Personally I think the difficulty of the algorithm questions would be google = facebook > amazon = microsoft > bloomberg. You need to know C++/STL or Java/Containers since most white board coding will use them. It is also less error prone if you used containers. For example, you need to create an array in C++ and initialize it to all 0. Instead of writing new int[] and then initialize in a loop, just vector v(100,0) will do the work. You save 2 lines.

You are expected to know basic language concepts, object oriented programming definitions and os definitions. On the other hand, if you say you specialize in database or networking, then they will ask the related questions. It is very possible that they will find a guy holding Ph.D. in the same area to ask you questions. Thus you must be familiar with your research. For example, one Cisco question: what would happen after you typed the URL in the browser? Explain all the steps and details that you know. If you interview for Cisco, you need to know OS, networking very well.

Google and Facebook are more mysterious because they did not allow ppl to post the problems online. Thus people did not know what exactly the questions are.

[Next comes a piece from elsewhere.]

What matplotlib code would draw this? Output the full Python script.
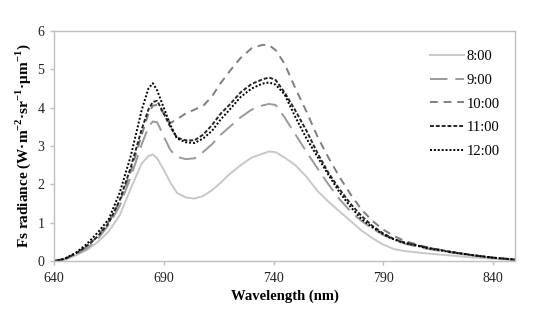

In fact, you can find similar questions in the problems collections of amazon and microsoft. Algorithm questions of bloomberg are very simple. For all these companies, algorithms related to trees, sorting, hashing are their favorite. In the following I will list some special things about each company.

1. Amazon. It is very likely that they will ask design questions (how to design a parking lot, how to design a zoo). Unfortunately there is no precise answers online. I guess they want to see you use some design patterns. They also ask some pattern matching questions (find all phone numbers from files in the directory). You should have some knowledge of regular expression.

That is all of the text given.